Marco Rubio Loses Iowa Caucuses, Wins Narrative Primary
This morning, the smart money had it that Donald Trump would win Iowa, and Ted Cruz would come in second—but it was possible that Trump could under-perform and Cruz would win. Well, Ted Cruz has won Iowa. Donald Trump is in second, and Marco Rubio is in third. But according to “the narrative,” Donald Trump is tonight’s big loser, and Rubio the upset victor.
The “expectations game” requires performing about as well as the polls said you would perform, or doing better. It is by that standard that Cruz and Rubio won, and Donald Trump swooned. Ann Selzer’s poll had Trump at 28 percent, Cruz at 23 percent, and Rubio at 15 percent. According to the results currently being reported on CNN, Cruz is at 28 percent, Trump is at 24 percent, and Rubio is at 23 percent.
Rubio and Cruz’s numbers are actually pretty close to those shown in the final Iowa poll reported by the Huffington Post, from Emerson College Polling Society, which had Cruz at 26 percent and Rubio at 22 percent. That poll shows support for Trump at 27 percent.

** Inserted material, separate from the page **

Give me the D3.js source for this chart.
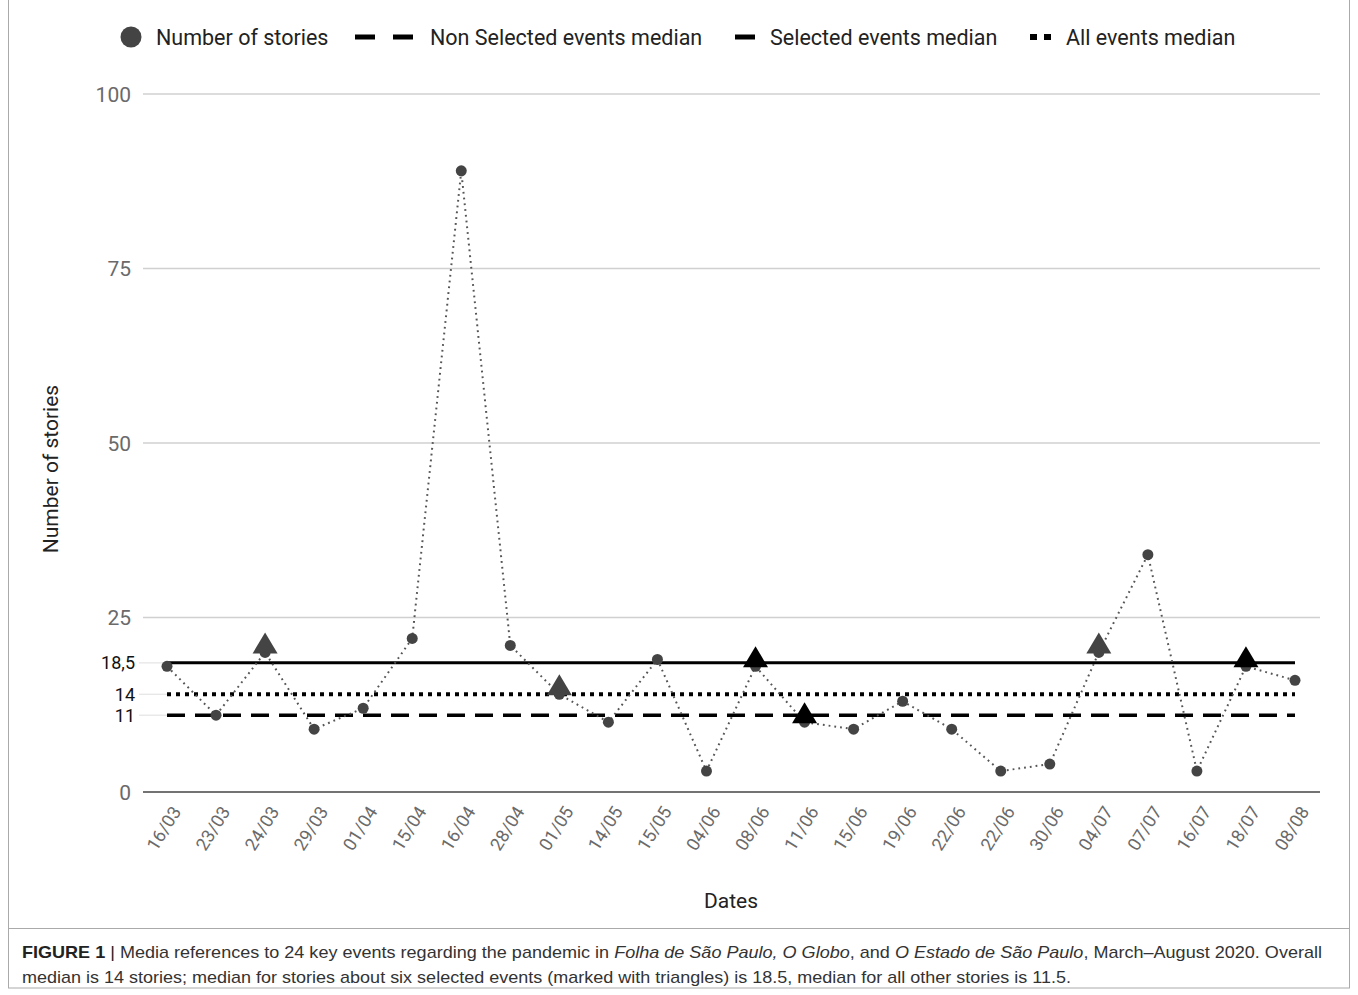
<!DOCTYPE html>
<html><head><meta charset="utf-8">
<script src="https://cdn.jsdelivr.net/npm/d3@7"></script>
<style>body{margin:0;background:#fff;} svg{display:block;}</style>
</head><body>
<svg id="c" width="1358" height="995"></svg>
<script>
const dates = ["16/03","23/03","24/03","29/03","01/04","15/04","16/04","28/04","01/05","14/05","15/05","04/06","08/06","11/06","15/06","19/06","22/06","22/06","30/06","04/07","07/07","16/07","18/07","08/08"];
const stories = [18,11,20,9,12,22,89,21,14,10,19,3,18,10,9,13,9,3,4,20,34,3,18,16];
const selectedGray = [2,8,19];
const selectedBlack = [12,13,22];
const yTicks = [0,25,50,75,100];
const medianTicks = [18.5,14,11];
const medianLabels = ["18,5","14","11"];
const medians = {selected:18.5, all:14, nonSelected:11};

const svg = d3.select("#c");
const font = "Roboto, 'Liberation Sans', sans-serif";
const x = d3.scalePoint().domain(d3.range(dates.length)).range([167,1295]);
const y = d3.scaleLinear().domain([0,100]).range([792,94]);

// frame
svg.append("rect").attr("x",8.5).attr("y",-2).attr("width",1341).attr("height",990)
  .attr("fill","none").attr("stroke","#aaa").attr("stroke-width",1);
svg.append("line").attr("x1",8.5).attr("x2",1349.5).attr("y1",928.5).attr("y2",928.5).attr("stroke","#aaa");

// gridlines
svg.append("g").selectAll("line").data(yTicks.filter(d=>d>0)).join("line")
  .attr("x1",143).attr("x2",1320).attr("y1",d=>y(d)).attr("y2",d=>y(d))
  .attr("stroke","#d0d0d0").attr("stroke-width",1.3);
svg.append("g").selectAll("line").data(medianTicks).join("line")
  .attr("x1",139).attr("x2",167).attr("y1",d=>y(d)).attr("y2",d=>y(d))
  .attr("stroke","#e6e6e6").attr("stroke-width",1.3);
// y tick labels
svg.append("g").selectAll("text").data(yTicks).join("text")
  .attr("x",131).attr("y",d=>y(d)).attr("dy","0.36em").attr("text-anchor","end")
  .attr("font-family",font).attr("font-size",21).attr("fill","#6a6a6a").text(d=>d);
svg.append("g").selectAll("text").data(medianTicks).join("text")
  .attr("x",135).attr("y",d=>y(d)).attr("dy","0.36em").attr("text-anchor","end")
  .attr("font-family",font).attr("font-size",18).attr("fill","#111").text((d,i)=>medianLabels[i]);
// zero axis line
svg.append("line").attr("x1",143).attr("x2",1320).attr("y1",y(0)).attr("y2",y(0))
  .attr("stroke","#444").attr("stroke-width",1.6);

// x labels
const xAxis = d3.axisBottom(x).tickFormat(i=>dates[i]).tickSize(0);
const gx = svg.append("g").attr("transform",`translate(0,${y(0)})`).call(xAxis);
gx.select(".domain").remove();
gx.selectAll("text").attr("font-family",font).attr("font-size",18).attr("fill","#6a6a6a")
  .attr("text-anchor","end").attr("y",0).attr("dy","0.35em")
  .attr("transform","translate(9,16) rotate(-58)");

// axis titles
svg.append("text").attr("transform","translate(58,469) rotate(-90)").attr("text-anchor","middle")
  .attr("font-family",font).attr("font-size",21).attr("fill","#222").text("Number of stories");
svg.append("text").attr("x",731).attr("y",908).attr("text-anchor","middle")
  .attr("font-family",font).attr("font-size",21).attr("fill","#222").text("Dates");

// median lines
const x0 = x(0), x1 = x(dates.length-1);
svg.append("line").attr("x1",x0).attr("x2",x1).attr("y1",y(medians.selected)).attr("y2",y(medians.selected))
  .attr("stroke","#000").attr("stroke-width",3);
svg.append("line").attr("x1",x0).attr("x2",x1).attr("y1",y(medians.all)).attr("y2",y(medians.all))
  .attr("stroke","#000").attr("stroke-width",4).attr("stroke-dasharray","4,5");
svg.append("line").attr("x1",x0).attr("x2",x1).attr("y1",y(medians.nonSelected)).attr("y2",y(medians.nonSelected))
  .attr("stroke","#000").attr("stroke-width",3.5).attr("stroke-dasharray","18,10");

// series line
const line = d3.line().x((d,i)=>x(i)).y(d=>y(d));
svg.append("path").datum(stories).attr("d",line).attr("fill","none")
  .attr("stroke","#555").attr("stroke-width",2).attr("stroke-dasharray","1.8,4");
// dots
svg.append("g").selectAll("circle").data(stories).join("circle")
  .attr("cx",(d,i)=>x(i)).attr("cy",d=>y(d)).attr("r",5.5).attr("fill","#444");
// triangles
const tri = (i,color)=>{
  const cx = x(i), base = y(stories[i])+1, h = 21, w = 25;
  svg.append("path").attr("d",`M${cx},${base-h}L${cx+w/2},${base}L${cx-w/2},${base}Z`).attr("fill",color);
};
selectedGray.forEach(i=>tri(i,"#444"));
selectedBlack.forEach(i=>tri(i,"#000"));

// legend
const lg = svg.append("g").attr("font-family",font).attr("font-size",21.5).attr("fill","#222");
lg.append("circle").attr("cx",131).attr("cy",37).attr("r",10.5).attr("fill","#444");
lg.append("text").attr("x",156).attr("y",37).attr("dy","0.36em").text("Number of stories");
lg.append("line").attr("x1",355).attr("x2",413).attr("y1",37).attr("y2",37).attr("stroke","#000").attr("stroke-width",5).attr("stroke-dasharray","20,18");
lg.append("text").attr("x",430).attr("y",37).attr("dy","0.36em").text("Non Selected events median");
lg.append("line").attr("x1",735).attr("x2",755).attr("y1",37).attr("y2",37).attr("stroke","#000").attr("stroke-width",5);
lg.append("text").attr("x",770).attr("y",37).attr("dy","0.36em").text("Selected events median");
lg.append("line").attr("x1",1030).attr("x2",1052).attr("y1",37).attr("y2",37).attr("stroke","#000").attr("stroke-width",6).attr("stroke-dasharray","7,7");
lg.append("text").attr("x",1066).attr("y",37).attr("dy","0.36em").text("All events median");

// caption
const capFont = "'Liberation Sans Narrow', 'Liberation Sans', Arial, sans-serif";
const c1 = svg.append("text").attr("x",22).attr("y",958).attr("font-family",capFont).attr("font-size",17).attr("fill","#333")
  .attr("textLength",1300).attr("lengthAdjust","spacingAndGlyphs");
c1.append("tspan").attr("font-weight","bold").attr("fill","#222").text("FIGURE 1");
c1.append("tspan").attr("fill","#222").text(" | ");
c1.append("tspan").text("Media references to 24 key events regarding the pandemic in ");
c1.append("tspan").attr("font-style","italic").text("Folha de São Paulo, O Globo");
c1.append("tspan").text(", and ");
c1.append("tspan").attr("font-style","italic").text("O Estado de São Paulo");
c1.append("tspan").text(", March–August 2020. Overall");
svg.append("text").attr("x",22).attr("y",983).attr("font-family",capFont).attr("font-size",17).attr("fill","#333")
  .attr("textLength",1049).attr("lengthAdjust","spacingAndGlyphs")
  .text("median is 14 stories; median for stories about six selected events (marked with triangles) is 18.5, median for all other stories is 11.5.");
</script>
</body></html>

(Also: Let’s not forget that Donald Trump coming in second in the notoriously evangelical Iowa is still a remarkable outcome.)
Mea culpa: I was wrong this morning (thanks a lot Ann Selzer), but I did say this: “Telling voters that the other guy will win unless you show up is a bit more motivating than saying that you already have this in the bag.”
What was wrong with the pre-caucus political analysis was the idea that high turnout would mean Trump was looking stronger. Turnout was high, and Trump didn’t surge. So either Cruz turned a lot more people out than anyone predicted, or a lot of soft “Trump supporters” showed up and were (rather easily) persuaded to switch to Rubio. If it’s the latter, that ought to make Trump worry about New Hampshire—but his lead there, so far, is massive, and primaries are very different from caucuses.
It remains to be seen if I was wrong this evening. It’s still possible that Cruz will win Iowa and Trump will win New Hampshire, respectively, in which case very little has substantively changed about this race.
But Trump wilted. And Rubio’s message, that his third-place finish was actually a sort of victory, really, when you think about it, will be endorsed and amplified by much of the political press over the next week.
N.B.: The Iowa results still aren’t final, though it scarcely matters—even if the final official tallies help Trump and hurt Rubio, the narrative has already been set according to tonight’s preliminary results.